From the first line of the data down to and including the line with "population by year</text>", copy everything exactly, leaving out pictures.

_Data section_:
▬▬▬▬▬▬
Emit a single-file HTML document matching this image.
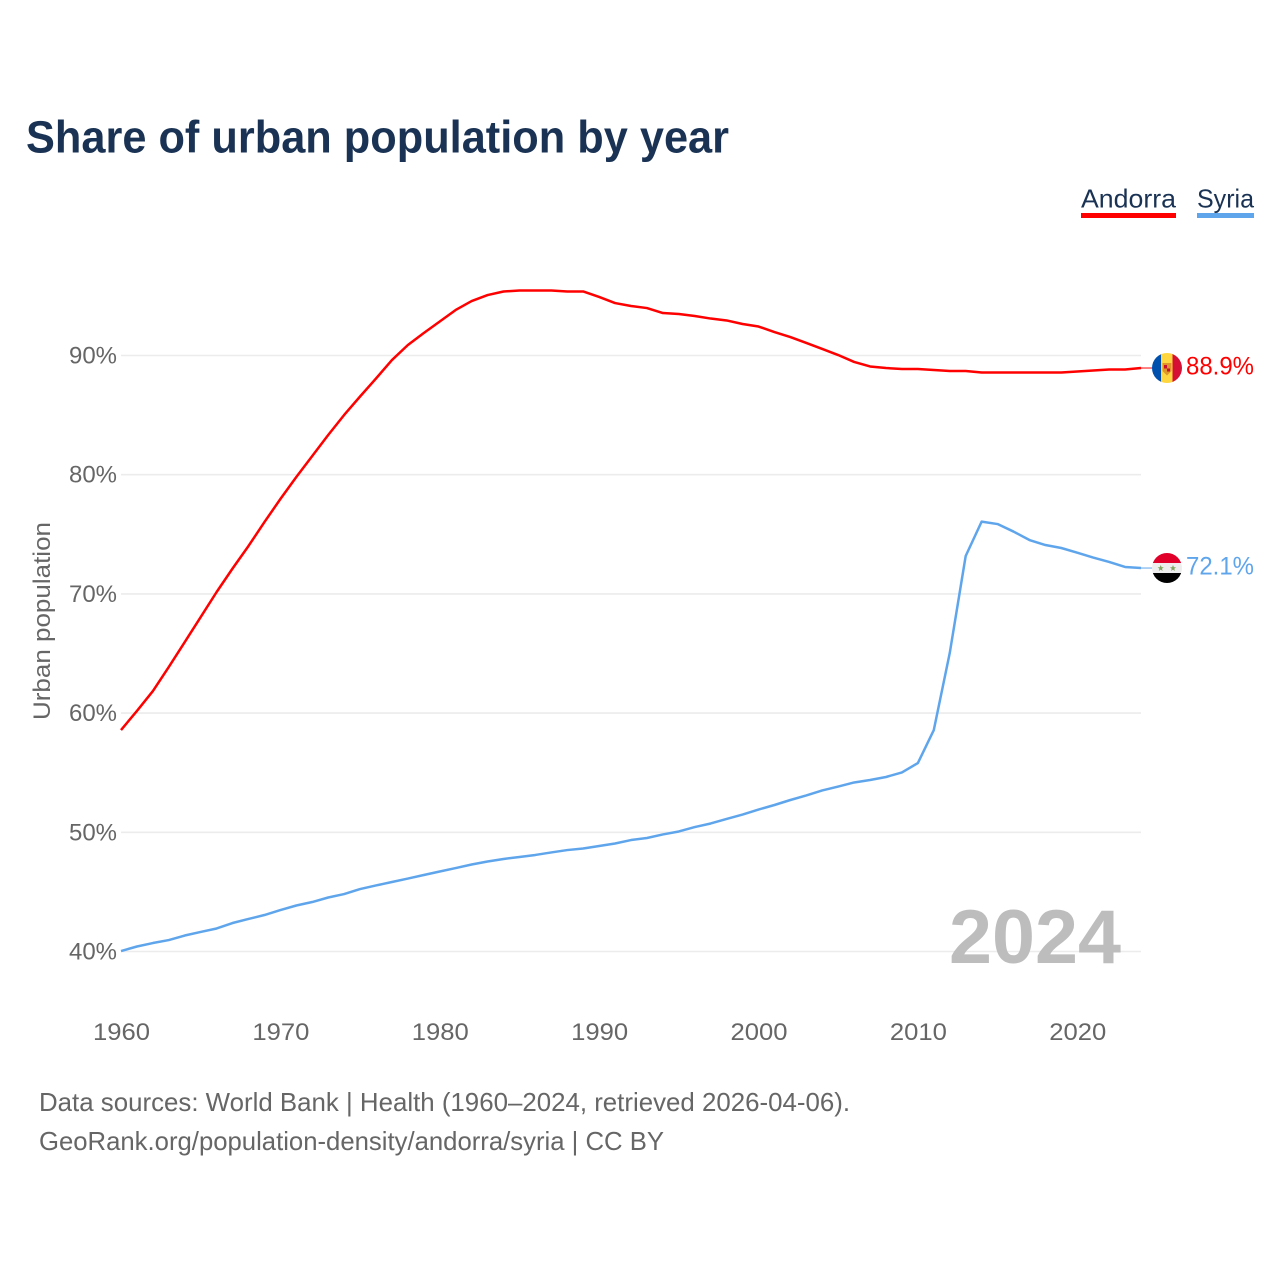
<!DOCTYPE html>
<html lang="en">
<head>
<meta charset="utf-8">
<title>Share of urban population by year</title>
<style>
html,body{margin:0;padding:0;background:#fff}
svg{display:block;font-family:"Liberation Sans",sans-serif}
</style>
</head>
<body>
<svg id="chart" xmlns="http://www.w3.org/2000/svg" width="1280" height="1280" viewBox="0 0 1280 1280">
  <rect x="0" y="0" width="1280" height="1280" fill="#ffffff"/>
  <text x="26" y="152.5" font-size="45" font-weight="700" fill="#1a3354" textLength="703" lengthAdjust="spacingAndGlyphs">Share of urban population by year</text>

  <g>
    <g>
      <text x="1081" y="207.5" font-size="26" fill="#1a3354" textLength="95" lengthAdjust="spacingAndGlyphs">Andorra</text>
      <rect x="1081" y="213" width="95" height="5" fill="#ff0000"/>
    </g>
    <g>
      <text x="1197" y="207.5" font-size="26" fill="#1a3354" textLength="57" lengthAdjust="spacingAndGlyphs">Syria</text>
      <rect x="1197" y="213" width="57" height="5" fill="#5fa5ec"/>
    </g>
  </g>

  <g id="grid"></g>
  <g id="yticks"></g>
  <g id="xticks"></g>

  <text transform="translate(50,621) rotate(-90)" text-anchor="middle" font-size="24" fill="#666666" textLength="198" lengthAdjust="spacingAndGlyphs">Urban population</text>

  <text x="949" y="963" font-size="76" font-weight="700" fill="#bdbdbd" textLength="172" lengthAdjust="spacingAndGlyphs">2024</text>

  <g id="series"></g>

  <defs>
    <clipPath id="clip-andorra"><circle cx="1167" cy="368" r="15"/></clipPath>
    <clipPath id="clip-syria"><circle cx="1167" cy="568" r="15"/></clipPath>
  </defs>

  <g clip-path="url(#clip-andorra)">
    <rect x="1152" y="353" width="9.5" height="30" fill="#0050ad"/>
    <rect x="1161" y="353" width="12" height="30" fill="#fed740"/>
    <rect x="1172.5" y="353" width="9.5" height="30" fill="#d60f35"/>
    <path d="M1162.5 363 H1171.5 V371 L1167 375.5 L1162.5 371 Z" fill="#e0962a"/>
    <rect x="1164" y="365" width="3" height="3.5" fill="#c8102e"/>
    <rect x="1167" y="368.5" width="3" height="3" fill="#c8102e"/>
  </g>
  <g clip-path="url(#clip-syria)">
    <rect x="1152" y="553" width="30" height="10" fill="#e0002a"/>
    <rect x="1152" y="563" width="30" height="10" fill="#eeeeee"/>
    <rect x="1152" y="573" width="30" height="10" fill="#000000"/>
    <polygon points="1160.7,565 1161.6,567.3 1163.7,567.3 1162,568.7 1162.6,571 1160.7,569.6 1158.8,571 1159.4,568.7 1157.7,567.3 1159.8,567.3" fill="#7fa65c"/>
    <polygon points="1173,565 1173.9,567.3 1176,567.3 1174.3,568.7 1174.9,571 1173,569.6 1171.1,571 1171.7,568.7 1170,567.3 1172.1,567.3" fill="#7fa65c"/>
  </g>

  <text x="1186" y="374.5" font-size="25" fill="#ff0000" textLength="68" lengthAdjust="spacingAndGlyphs">88.9%</text>
  <text x="1186" y="574.5" font-size="25" fill="#5fa5ec" textLength="68" lengthAdjust="spacingAndGlyphs">72.1%</text>

  <text x="39" y="1111" font-size="26" fill="#666666" textLength="811" lengthAdjust="spacingAndGlyphs">Data sources: World Bank | Health (1960–2024, retrieved 2026-04-06).</text>
  <text x="39" y="1150" font-size="26" fill="#666666" textLength="625" lengthAdjust="spacingAndGlyphs">GeoRank.org/population-density/andorra/syria | CC BY</text>
</svg>

<script>
const startYear = 1960;
const endYear = 2024;
const yTicks = [40, 50, 60, 70, 80, 90];
const xTicks = [1960, 1970, 1980, 1990, 2000, 2010, 2020];
const andorra = [
  58.58, 60.18, 61.85, 63.87, 65.96, 68.06, 70.16, 72.13, 74.02, 76.03,
  77.96, 79.81, 81.57, 83.33, 85.01, 86.56, 88.07, 89.62, 90.88, 91.89,
  92.85, 93.82, 94.57, 95.07, 95.37, 95.45, 95.45, 95.45, 95.37, 95.37,
  94.91, 94.40, 94.15, 93.98, 93.56, 93.48, 93.31, 93.10, 92.94, 92.64,
  92.43, 91.97, 91.55, 91.05, 90.55, 90.04, 89.46, 89.08, 88.95, 88.87,
  88.87, 88.78, 88.70, 88.70, 88.57, 88.57, 88.57, 88.57, 88.57, 88.57,
  88.66, 88.74, 88.83, 88.83, 88.95
];
const syria = [
  40.04, 40.42, 40.71, 40.96, 41.34, 41.64, 41.93, 42.39, 42.73, 43.06,
  43.48, 43.86, 44.15, 44.53, 44.82, 45.24, 45.54, 45.83, 46.12, 46.42,
  46.71, 47.00, 47.30, 47.55, 47.76, 47.93, 48.10, 48.31, 48.51, 48.64,
  48.85, 49.06, 49.35, 49.52, 49.82, 50.07, 50.44, 50.74, 51.12, 51.49,
  51.91, 52.29, 52.71, 53.09, 53.51, 53.84, 54.18, 54.39, 54.64, 55.02,
  55.81, 58.58, 65.04, 73.18, 76.06, 75.86, 75.23, 74.52, 74.10, 73.85,
  73.46, 73.05, 72.68, 72.26, 72.17
];

const NS = 'http://www.w3.org/2000/svg';
const plotLeft = 121;
const plotRight = 1141;
function xScale(year) {
  return plotLeft + (year - startYear) * (plotRight - plotLeft) / (endYear - startYear);
}
function yScale(value) {
  return 951.5 - (value - 40) * 11.92;
}

const gridGroup = document.getElementById('grid');
const yTickGroup = document.getElementById('yticks');
const xTickGroup = document.getElementById('xticks');
const seriesGroup = document.getElementById('series');

yTicks.forEach(function (tick) {
  const line = document.createElementNS(NS, 'line');
  
  
  line.setAttribute('x1', plotLeft);
  line.setAttribute('x2', plotRight);
  line.setAttribute('y1', yScale(tick));
  line.setAttribute('y2', yScale(tick));
  line.setAttribute('stroke', '#ececec');
  line.setAttribute('stroke-width', '1.6');
  gridGroup.appendChild(line);

  const label = document.createElementNS(NS, 'text');
  
  
  label.setAttribute('x', 69);
  label.setAttribute('y', yScale(tick) + 8);
  label.setAttribute('font-size', '24');
  label.setAttribute('fill', '#666666');
  label.setAttribute('textLength', '48');
  label.setAttribute('lengthAdjust', 'spacingAndGlyphs');
  label.textContent = tick + '%';
  yTickGroup.appendChild(label);
});

xTicks.forEach(function (tick) {
  const label = document.createElementNS(NS, 'text');
  
  
  label.setAttribute('x', xScale(tick) - 28);
  label.setAttribute('y', 1040);
  label.setAttribute('font-size', '24');
  label.setAttribute('fill', '#666666');
  label.setAttribute('textLength', '57');
  label.setAttribute('lengthAdjust', 'spacingAndGlyphs');
  label.textContent = tick;
  xTickGroup.appendChild(label);
});

function drawSeries(values, color, name) {
  const pts = values.map(function (v, i) {
    return xScale(startYear + i).toFixed(2) + ',' + yScale(v).toFixed(2);
  });
  const line = document.createElementNS(NS, 'polyline');
  
  
  line.setAttribute('points', pts.join(' '));
  line.setAttribute('fill', 'none');
  line.setAttribute('stroke', color);
  line.setAttribute('stroke-width', '2.5');
  line.setAttribute('stroke-linejoin', 'round');
  seriesGroup.appendChild(line);

  const lastY = yScale(values[values.length - 1]);
  const connector = document.createElementNS(NS, 'line');
  
  
  connector.setAttribute('x1', plotRight);
  connector.setAttribute('x2', 1153);
  connector.setAttribute('y1', lastY);
  connector.setAttribute('y2', lastY);
  connector.setAttribute('stroke', color);
  connector.setAttribute('stroke-width', '1');
  seriesGroup.appendChild(connector);
}

drawSeries(andorra, '#ff0000', 'andorra');
drawSeries(syria, '#5fa5ec', 'syria');
</script>
</body>
</html>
▬▬▬▬▬▬
_Output for this exercise_:
Emit a single-file HTML document matching this image.
<!DOCTYPE html>
<html lang="en">
<head>
<meta charset="utf-8">
<title>Share of urban population by year</title>
<style>
html,body{margin:0;padding:0;background:#fff}
svg{display:block;font-family:"Liberation Sans",sans-serif}
</style>
</head>
<body>
<svg id="chart" xmlns="http://www.w3.org/2000/svg" width="1280" height="1280" viewBox="0 0 1280 1280">
  <rect x="0" y="0" width="1280" height="1280" fill="#ffffff"/>
  <text x="26" y="152.5" font-size="45" font-weight="700" fill="#1a3354" textLength="703" lengthAdjust="spacingAndGlyphs">Share of urban population by year</text>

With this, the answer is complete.